AI sebagai solusi cerdas untuk petani Tradisional
Mungkin terdengar futuristik, namun AI atau Kecerdasan Buatan memiliki potensi besar untuk merevolusi pertanian, bahkan di lahan sawah tradisional. AI dapat membantu petani mengurangi biaya produksi dan meningkatkan hasil panen melalui beberapa cara:
1. Pertanian presisi untuk efisiensi optimal
Dengan sensor Internet of Things (IoT) yang dipasang di sawah, AI dapat mengumpulkan data real-time tentang kelembaban tanah, kadar nutrisi, dan kondisi cuaca mikro. Pembelajaran mesin (Machine Learning/ML), cabang dari AI, kemudian menganalisis data ini untuk memberikan rekomendasi dosis pupuk dan volume air yang tepat sesuai kebutuhan spesifik tanaman di setiap petak sawah. Ini mengurangi pemborosan dan memastikan tanaman mendapatkan nutrisi optimal, memangkas biaya pupuk dan irigasi yang selama ini menjadi beban besar
2. Deteksi dini hama dan penyakit tanaman
Kamera drone atau sensor gambar berbasis AI dapat memindai sawah dan mendeteksi tanda-tanda awal serangan hama atau penyakit. Dengan menggunakan algoritma visi komputer, AI dapat mengidentifikasi jenis hama atau penyakit bahkan sebelum petani menyadarinya. Rekomendasi penanganan pun dapat diberikan secara cepat dan spesifik, mengurangi penggunaan pestisida secara berlebihan dan meminimalkan kerugian panen.

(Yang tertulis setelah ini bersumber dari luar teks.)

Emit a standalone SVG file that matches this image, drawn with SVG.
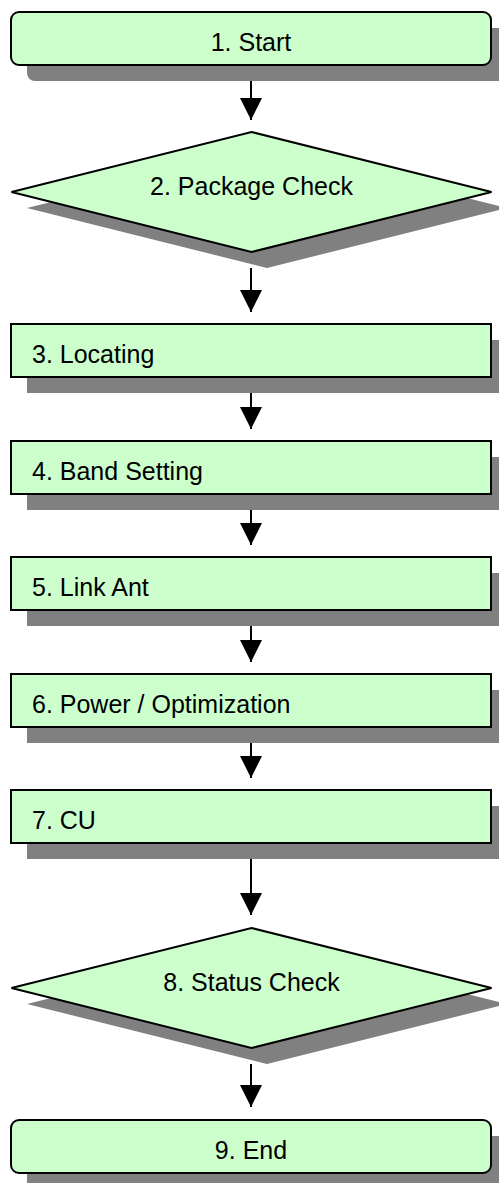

3. Prediksi cuaca dan optimalisasi jadwal tanam
AI dapat menganalisis data meteorologi historis dan real-time untuk memprediksi pola cuaca ekstrem atau musim hujan/kemarau yang tidak biasa. Informasi ini sangat berharga bagi petani dalam menentukan jadwal tanam dan panen yang paling optimal, serta merencanakan strategi mitigasi risiko jika ada potensi banjir atau kekeringan. Contohnya, petani bisa mendapatkan peringatan dini jika ada potensi kemarau panjang, sehingga bisa mengambil langkah-langkah irigasi preventif.
4. Akses pasar yang lebih baik dan rantai pasok efisien
Di luar lahan, AI juga dapat membantu petani terhubung langsung dengan pasar. Platform berbasis AI dapat menganalisis permintaan pasar, memprediksi harga, dan menghubungkan petani dengan pembeli secara lebih efisien. Ini mengurangi ketergantungan pada tengkulak dan memungkinkan petani mendapatkan harga yang lebih adil untuk hasil panen mereka, yang pada akhirnya meningkatkan pendapatan dan daya tarik untuk tetap bertani padi.
Refleksi: Masa depan sawah dan kedaulatan pangan
Penerapan kecerdasan buatan di sektor pertanian, bukanlah tentang menggantikan kearifan lokal atau menghilangkan peran petani. Sebaliknya, AI adalah alat untuk memperkuat mereka, memberikan data dan wawasan yang sebelumnya tidak terjangkau.
Dengan biaya produksi yang lebih efisien dan hasil panen yang lebih stabil, petani padi mungkin tidak lagi terpaksa beralih fungsi lahan. Ini adalah kesempatan untuk menjaga keberlanjutan sawah basah, melestarikan warisan budaya, sekaligus menjamin kedaulatan pangan kita di masa depan.
Namun, tantangannya tidak kecil. Bagaimana kita memastikan petani di daerah terpencil memiliki akses ke teknologi ini? Bagaimana literasi digital dapat ditingkatkan? Inilah pertanyaan reflektif yang harus kita jawab bersama, demi masa depan pertanian Indonesia yang lebih cerah dan berkelanjutan.
Beberapa sumber
- Badan Pusat Statistik (BPS), “Statistik Pertanian 2020”.
- United Nations Food and Agriculture Organization (FAO), “The Future of Food and Agriculture – Trends and Challenges”.